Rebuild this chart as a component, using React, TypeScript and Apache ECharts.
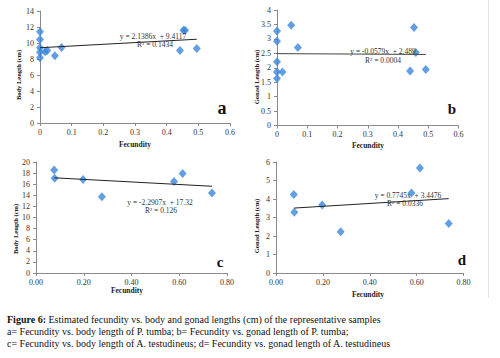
import React, { useEffect, useRef } from "react";
import * as echarts from "echarts";

const FONT = "'Liberation Serif', 'Times New Roman', serif";

// Panel a: Fecundity vs body length (P. tumba)
const aFec = [0, 0, 0, 0, 0, 0.016, 0.023, 0.047, 0.068, 0.442, 0.453, 0.458, 0.495];
const aLen = [11.4, 10.45, 9.4, 8.85, 8.15, 8.9, 9.05, 8.4, 9.45, 9.05, 11.6, 11.6, 9.3];
const aTrend = [[0, 9.41], [0.495, 10.47]];

// Panel b: Fecundity vs gonad length (P. tumba)
const bFec = [0, 0, 0, 0, 0, 0.018, 0.047, 0.069, 0.44, 0.453, 0.459, 0.492];
const bLen = [3.27, 2.92, 2.21, 1.85, 1.63, 1.85, 3.47, 2.7, 1.89, 3.39, 2.53, 1.94];
const bTrend = [[0, 2.489], [0.492, 2.46]];

// Panel c: Fecundity vs body length (A. testudineus)
const cFec = [0.076, 0.078, 0.197, 0.276, 0.578, 0.614, 0.737];
const cLen = [18.55, 17.05, 16.85, 13.75, 16.5, 17.95, 14.4];
const cTrend = [[0.077, 17.15], [0.737, 15.63]];

// Panel d: Fecundity vs gonad length (A. testudineus)
const dFec = [0.076, 0.078, 0.197, 0.276, 0.578, 0.614, 0.737];
const dLen = [4.25, 3.28, 3.67, 2.23, 4.33, 5.68, 2.68];
const dTrend = [[0.077, 3.51], [0.737, 4.02]];

const equations = [
  { eq: "y = 2.1386x  + 9.4117", r2: "R² = 0.1434", x: 153, y: 36, rx: 155, ry: 44 },
  { eq: "y = -0.0579x  + 2.489", r2: "R² = 0.0004", x: 383, y: 51, rx: 383, ry: 60 },
  { eq: "y = -2.2907x  + 17.32", r2: "R² = 0.126", x: 160, y: 202, rx: 161, ry: 210.5 },
  { eq: "y = 0.7745x  + 3.4476", r2: "R² = 0.0336", x: 408, y: 195, rx: 405, ry: 203.5 },
];

const captionLines = [
  "{b|Figure 6:} Estimated fecundity vs. body and gonad lengths (cm) of the representative samples",
  "a= Fecundity vs. body length of P. tumba; b= Fecundity vs. gonad length of P. tumba;",
  "c= Fecundity vs. body length of A. testudineus; d= Fecundity vs. gonad length of A. testudineus",
];

const BLUE = "#3A86DC";

function zip(xs: number[], ys: number[]) {
  return xs.map((x, i) => [x, ys[i]]);
}

export default function App() {
  const ref = useRef<HTMLDivElement>(null);
  useEffect(() => {
    document.body.style.margin = "0";
    const chart = echarts.init(ref.current!, undefined, { renderer: "svg" });

    const grids = [
      { left: 40, top: 11, width: 190, height: 112 },
      { left: 277, top: 10, width: 181.5, height: 115.5 },
      { left: 36, top: 162, width: 191, height: 111 },
      { left: 276, top: 162, width: 187.5, height: 111 },
    ];

    const axisLine = { show: true, lineStyle: { color: "#8a8a8a", width: 1 } };
    const axisTick = { show: true, length: 3, lineStyle: { color: "#8a8a8a" } };
    const labelStyle = { fontFamily: FONT, fontSize: 8, color: "#333" };

    const xCfg = [
      { max: 0.6, interval: 0.1, fmt: (v: number) => String(Math.round(v * 10) / 10) },
      { max: 0.6, interval: 0.1, fmt: (v: number) => String(Math.round(v * 10) / 10) },
      { max: 0.8, interval: 0.2, fmt: (v: number) => v.toFixed(2) },
      { max: 0.8, interval: 0.2, fmt: (v: number) => v.toFixed(2) },
    ];
    const yCfg = [
      { max: 14, interval: 2 },
      { max: 4, interval: 0.5 },
      { max: 20, interval: 2 },
      { max: 6, interval: 1 },
    ];

    const xAxis = xCfg.map((c, i) => ({
      type: "value",
      gridIndex: i,
      min: 0,
      max: c.max,
      interval: c.interval,
      axisLine,
      axisTick,
      splitLine: { show: false },
      axisLabel: { ...labelStyle, margin: 5, formatter: c.fmt },
    }));
    const yAxis = yCfg.map((c, i) => ({
      type: "value",
      gridIndex: i,
      min: 0,
      max: c.max,
      interval: c.interval,
      axisLine,
      axisTick,
      splitLine: { show: false },
      axisLabel: { ...labelStyle, margin: 6 },
    }));

    const scatters = [
      zip(aFec, aLen),
      zip(bFec, bLen),
      zip(cFec, cLen),
      zip(dFec, dLen),
    ].map((data, i) => ({
      type: "scatter",
      xAxisIndex: i,
      yAxisIndex: i,
      data,
      symbol: "diamond",
      symbolSize: [8, 9],
      itemStyle: { color: BLUE },
      z: 3,
    }));

    const trends = [aTrend, bTrend, cTrend, dTrend].map((data, i) => ({
      type: "line",
      xAxisIndex: i,
      yAxisIndex: i,
      data,
      symbol: "none",
      lineStyle: { color: i === 1 ? "#444" : "#222", width: 1 },
      z: 4,
    }));

    const texts: any[] = [];
    const t = (text: string, x: number, y: number, opts: any = {}) =>
      texts.push({
        type: "text",
        x,
        y,
        rotation: opts.rotation || 0,
        style: {
          text,
          fontFamily: FONT,
          fontSize: opts.size || 8,
          fontWeight: opts.bold ? "bold" : "normal",
          fill: opts.color || "#222",
          align: opts.align || "center",
          verticalAlign: "middle",
        },
        z: 10,
      });

    // axis names
    t("Body Length (cm)", 18, 75, { rotation: Math.PI / 2, bold: true, size: 6.5 });
    t("Gonad Length (cm)", 256, 77, { rotation: Math.PI / 2, bold: true, size: 6.5 });
    t("Body Length (cm)", 15, 229, { rotation: Math.PI / 2, bold: true, size: 6.5 });
    t("Gonad Length (cm)", 256, 226, { rotation: Math.PI / 2, bold: true, size: 6.5 });
    t("Fecundity", 135, 144, { bold: true, size: 7.5 });
    t("Fecundity", 368, 145, { bold: true, size: 7.5 });
    t("Fecundity", 127, 290, { bold: true, size: 7.5 });
    t("Fecundity", 368, 294, { bold: true, size: 7.5 });

    // panel letters
    t("a", 222, 108, { bold: true, size: 18, color: "#111" });
    t("b", 452, 109, { bold: true, size: 15, color: "#111" });
    t("c", 220, 262, { bold: true, size: 15, color: "#111" });
    t("d", 462, 260, { bold: true, size: 15, color: "#111" });

    // equations
    equations.forEach((e) => {
      t(e.eq, e.x, e.y, { size: 7.5, color: "#333" });
      t(e.r2, e.rx, e.ry, { size: 7.5, color: "#333" });
    });

    // caption
    captionLines.forEach((line, i) => {
      texts.push({
        type: "text",
        x: 7,
        y: 319 + i * 12,
        style: {
          text: line,
          fontFamily: FONT,
          fontSize: 10,
          fill: "#111",
          align: "left",
          verticalAlign: "middle",
          rich: { b: { fontFamily: FONT, fontSize: 10, fontWeight: "bold", fill: "#111" } },
        },
        z: 10,
      });
    });

    texts.push({
      type: "line",
      shape: { x1: 488.5, y1: 0, x2: 488.5, y2: 298 },
      style: { stroke: "#e6e6e6", lineWidth: 1 },
      z: 1,
    });

    chart.setOption({
      animation: false,
      backgroundColor: "#fff",
      grid: grids,
      xAxis,
      yAxis,
      series: [...scatters, ...trends],
      graphic: texts,
    });
    return () => chart.dispose();
  }, []);
  return <div ref={ref} style={{ width: 500, height: 358 }} />;
}
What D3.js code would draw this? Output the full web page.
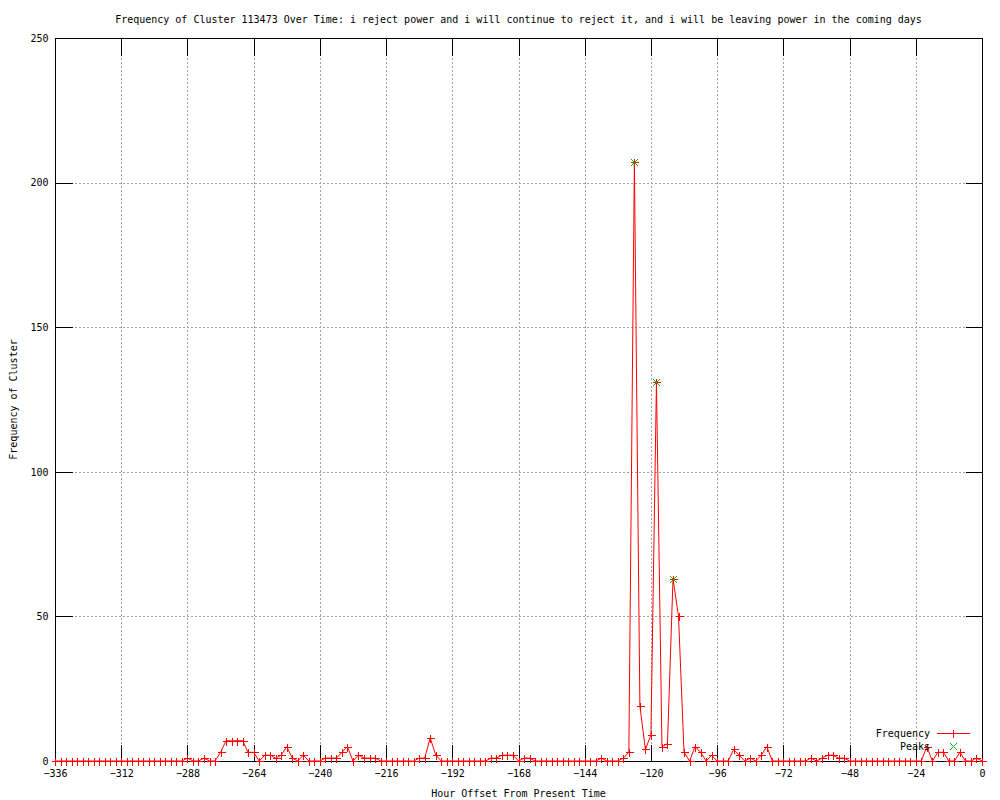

+---+

• [WORK TO COMPLETE]: Return only the lines running from the top of the data to the line that holds "const bTrend = [[0, 2.489], [0.492, 2.46]];". Include both of those lines, but skip the pictures.

• [TASK RESPONSE]:
Rebuild this chart as a component, using React, TypeScript and Apache ECharts.
import React, { useEffect, useRef } from "react";
import * as echarts from "echarts";

const FONT = "'Liberation Serif', 'Times New Roman', serif";

// Panel a: Fecundity vs body length (P. tumba)
const aFec = [0, 0, 0, 0, 0, 0.016, 0.023, 0.047, 0.068, 0.442, 0.453, 0.458, 0.495];
const aLen = [11.4, 10.45, 9.4, 8.85, 8.15, 8.9, 9.05, 8.4, 9.45, 9.05, 11.6, 11.6, 9.3];
const aTrend = [[0, 9.41], [0.495, 10.47]];

// Panel b: Fecundity vs gonad length (P. tumba)
const bFec = [0, 0, 0, 0, 0, 0.018, 0.047, 0.069, 0.44, 0.453, 0.459, 0.492];
const bLen = [3.27, 2.92, 2.21, 1.85, 1.63, 1.85, 3.47, 2.7, 1.89, 3.39, 2.53, 1.94];
const bTrend = [[0, 2.489], [0.492, 2.46]];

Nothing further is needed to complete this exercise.